> [AIM OF THE EXERCISE] Set down, exactly as written, the lines from the top of the data to the line that holds "0.143, 0.132, 0.12];", and omit the pictures.

> [DATA EXCERPT]
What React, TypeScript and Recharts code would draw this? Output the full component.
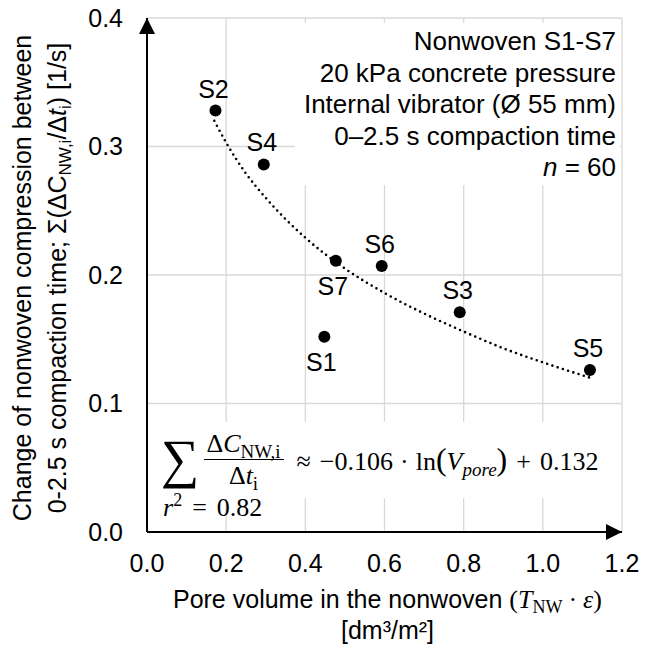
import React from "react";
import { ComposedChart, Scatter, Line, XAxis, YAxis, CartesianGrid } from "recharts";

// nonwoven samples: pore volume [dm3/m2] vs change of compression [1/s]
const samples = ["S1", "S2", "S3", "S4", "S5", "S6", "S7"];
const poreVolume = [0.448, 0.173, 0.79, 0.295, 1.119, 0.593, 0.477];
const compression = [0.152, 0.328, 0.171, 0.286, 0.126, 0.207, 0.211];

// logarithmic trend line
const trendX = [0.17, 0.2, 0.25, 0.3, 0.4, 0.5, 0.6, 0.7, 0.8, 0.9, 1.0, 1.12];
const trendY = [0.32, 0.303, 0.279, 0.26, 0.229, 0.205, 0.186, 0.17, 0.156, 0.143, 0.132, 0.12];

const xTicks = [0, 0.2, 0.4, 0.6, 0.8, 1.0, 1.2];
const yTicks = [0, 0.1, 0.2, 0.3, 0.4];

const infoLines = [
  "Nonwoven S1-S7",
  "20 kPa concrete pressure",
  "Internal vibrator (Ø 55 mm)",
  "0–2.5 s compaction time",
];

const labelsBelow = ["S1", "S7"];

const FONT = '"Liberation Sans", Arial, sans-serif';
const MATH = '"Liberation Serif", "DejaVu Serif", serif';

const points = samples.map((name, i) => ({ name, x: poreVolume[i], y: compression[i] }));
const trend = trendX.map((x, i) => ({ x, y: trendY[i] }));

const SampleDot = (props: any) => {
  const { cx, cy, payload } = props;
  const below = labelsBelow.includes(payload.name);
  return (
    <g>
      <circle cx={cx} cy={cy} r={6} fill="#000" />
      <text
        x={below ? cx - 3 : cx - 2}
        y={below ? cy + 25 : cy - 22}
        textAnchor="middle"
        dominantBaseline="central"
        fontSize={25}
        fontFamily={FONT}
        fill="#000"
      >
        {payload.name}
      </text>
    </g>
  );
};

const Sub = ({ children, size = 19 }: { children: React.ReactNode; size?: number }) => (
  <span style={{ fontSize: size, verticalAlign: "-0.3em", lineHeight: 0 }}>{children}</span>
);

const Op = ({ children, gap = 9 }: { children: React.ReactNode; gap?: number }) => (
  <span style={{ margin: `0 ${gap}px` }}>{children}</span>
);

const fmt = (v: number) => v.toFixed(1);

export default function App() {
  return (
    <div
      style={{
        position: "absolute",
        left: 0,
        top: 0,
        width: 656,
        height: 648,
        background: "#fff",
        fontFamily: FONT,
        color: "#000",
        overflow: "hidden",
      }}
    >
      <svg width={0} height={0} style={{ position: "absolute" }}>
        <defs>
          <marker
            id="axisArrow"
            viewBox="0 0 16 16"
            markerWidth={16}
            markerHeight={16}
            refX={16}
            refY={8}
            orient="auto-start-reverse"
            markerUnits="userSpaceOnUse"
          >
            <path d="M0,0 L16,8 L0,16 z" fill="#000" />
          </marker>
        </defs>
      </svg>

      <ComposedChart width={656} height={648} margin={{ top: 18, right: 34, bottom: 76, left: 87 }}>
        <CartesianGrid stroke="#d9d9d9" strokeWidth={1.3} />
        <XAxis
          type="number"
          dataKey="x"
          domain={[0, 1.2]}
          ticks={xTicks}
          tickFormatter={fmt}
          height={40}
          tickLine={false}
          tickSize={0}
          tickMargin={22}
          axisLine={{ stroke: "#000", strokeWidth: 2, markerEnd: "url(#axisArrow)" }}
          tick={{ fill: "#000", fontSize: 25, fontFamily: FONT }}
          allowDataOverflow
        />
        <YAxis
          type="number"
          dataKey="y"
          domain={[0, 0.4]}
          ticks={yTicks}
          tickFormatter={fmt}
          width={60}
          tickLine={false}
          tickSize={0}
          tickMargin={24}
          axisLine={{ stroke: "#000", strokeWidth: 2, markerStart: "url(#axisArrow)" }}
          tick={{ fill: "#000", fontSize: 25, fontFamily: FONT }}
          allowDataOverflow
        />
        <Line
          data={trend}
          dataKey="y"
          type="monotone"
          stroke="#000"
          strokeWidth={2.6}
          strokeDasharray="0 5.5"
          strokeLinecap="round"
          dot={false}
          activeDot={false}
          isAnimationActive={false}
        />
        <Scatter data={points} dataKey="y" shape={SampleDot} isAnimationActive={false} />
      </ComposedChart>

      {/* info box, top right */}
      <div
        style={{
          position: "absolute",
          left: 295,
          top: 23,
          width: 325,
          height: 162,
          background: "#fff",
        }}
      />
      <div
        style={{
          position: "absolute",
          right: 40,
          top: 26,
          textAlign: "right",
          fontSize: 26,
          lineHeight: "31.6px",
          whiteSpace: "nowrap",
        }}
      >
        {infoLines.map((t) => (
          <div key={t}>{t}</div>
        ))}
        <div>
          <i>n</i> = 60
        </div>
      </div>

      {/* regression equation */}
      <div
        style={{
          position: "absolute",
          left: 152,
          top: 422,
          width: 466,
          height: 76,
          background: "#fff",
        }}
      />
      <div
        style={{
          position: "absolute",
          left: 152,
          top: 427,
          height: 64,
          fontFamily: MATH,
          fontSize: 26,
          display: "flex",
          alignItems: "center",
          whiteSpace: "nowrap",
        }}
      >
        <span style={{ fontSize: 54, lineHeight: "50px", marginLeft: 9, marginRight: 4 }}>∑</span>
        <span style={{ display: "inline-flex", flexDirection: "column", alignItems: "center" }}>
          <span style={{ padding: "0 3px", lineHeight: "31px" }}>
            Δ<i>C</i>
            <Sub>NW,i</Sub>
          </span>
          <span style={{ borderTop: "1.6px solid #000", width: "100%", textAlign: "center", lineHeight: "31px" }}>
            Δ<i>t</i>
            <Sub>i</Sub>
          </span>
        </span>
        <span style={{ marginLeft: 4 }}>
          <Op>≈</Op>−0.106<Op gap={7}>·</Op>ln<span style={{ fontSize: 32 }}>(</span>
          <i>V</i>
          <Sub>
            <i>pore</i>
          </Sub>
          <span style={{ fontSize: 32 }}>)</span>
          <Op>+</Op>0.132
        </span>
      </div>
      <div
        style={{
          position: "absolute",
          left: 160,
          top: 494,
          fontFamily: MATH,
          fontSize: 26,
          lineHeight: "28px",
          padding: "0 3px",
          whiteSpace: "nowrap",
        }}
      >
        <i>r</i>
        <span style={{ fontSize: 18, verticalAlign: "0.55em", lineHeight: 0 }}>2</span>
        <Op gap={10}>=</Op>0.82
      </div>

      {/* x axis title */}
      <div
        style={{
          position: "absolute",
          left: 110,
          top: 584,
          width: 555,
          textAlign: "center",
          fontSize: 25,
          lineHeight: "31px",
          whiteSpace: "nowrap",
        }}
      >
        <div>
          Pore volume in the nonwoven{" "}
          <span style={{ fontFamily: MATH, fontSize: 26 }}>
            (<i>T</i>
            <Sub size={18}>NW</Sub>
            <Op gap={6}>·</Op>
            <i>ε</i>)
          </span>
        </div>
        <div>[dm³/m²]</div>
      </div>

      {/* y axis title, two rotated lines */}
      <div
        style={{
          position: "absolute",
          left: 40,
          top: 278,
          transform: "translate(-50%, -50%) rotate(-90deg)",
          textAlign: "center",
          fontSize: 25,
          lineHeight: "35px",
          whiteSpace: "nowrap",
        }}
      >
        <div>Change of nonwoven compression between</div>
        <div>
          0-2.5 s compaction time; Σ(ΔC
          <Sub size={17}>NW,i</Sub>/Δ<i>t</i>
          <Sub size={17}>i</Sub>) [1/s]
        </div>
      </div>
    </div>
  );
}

> [THE ANSWER]
What React, TypeScript and Recharts code would draw this? Output the full component.
import React from "react";
import { ComposedChart, Scatter, Line, XAxis, YAxis, CartesianGrid } from "recharts";

// nonwoven samples: pore volume [dm3/m2] vs change of compression [1/s]
const samples = ["S1", "S2", "S3", "S4", "S5", "S6", "S7"];
const poreVolume = [0.448, 0.173, 0.79, 0.295, 1.119, 0.593, 0.477];
const compression = [0.152, 0.328, 0.171, 0.286, 0.126, 0.207, 0.211];

// logarithmic trend line
const trendX = [0.17, 0.2, 0.25, 0.3, 0.4, 0.5, 0.6, 0.7, 0.8, 0.9, 1.0, 1.12];
const trendY = [0.32, 0.303, 0.279, 0.26, 0.229, 0.205, 0.186, 0.17, 0.156, 0.143, 0.132, 0.12];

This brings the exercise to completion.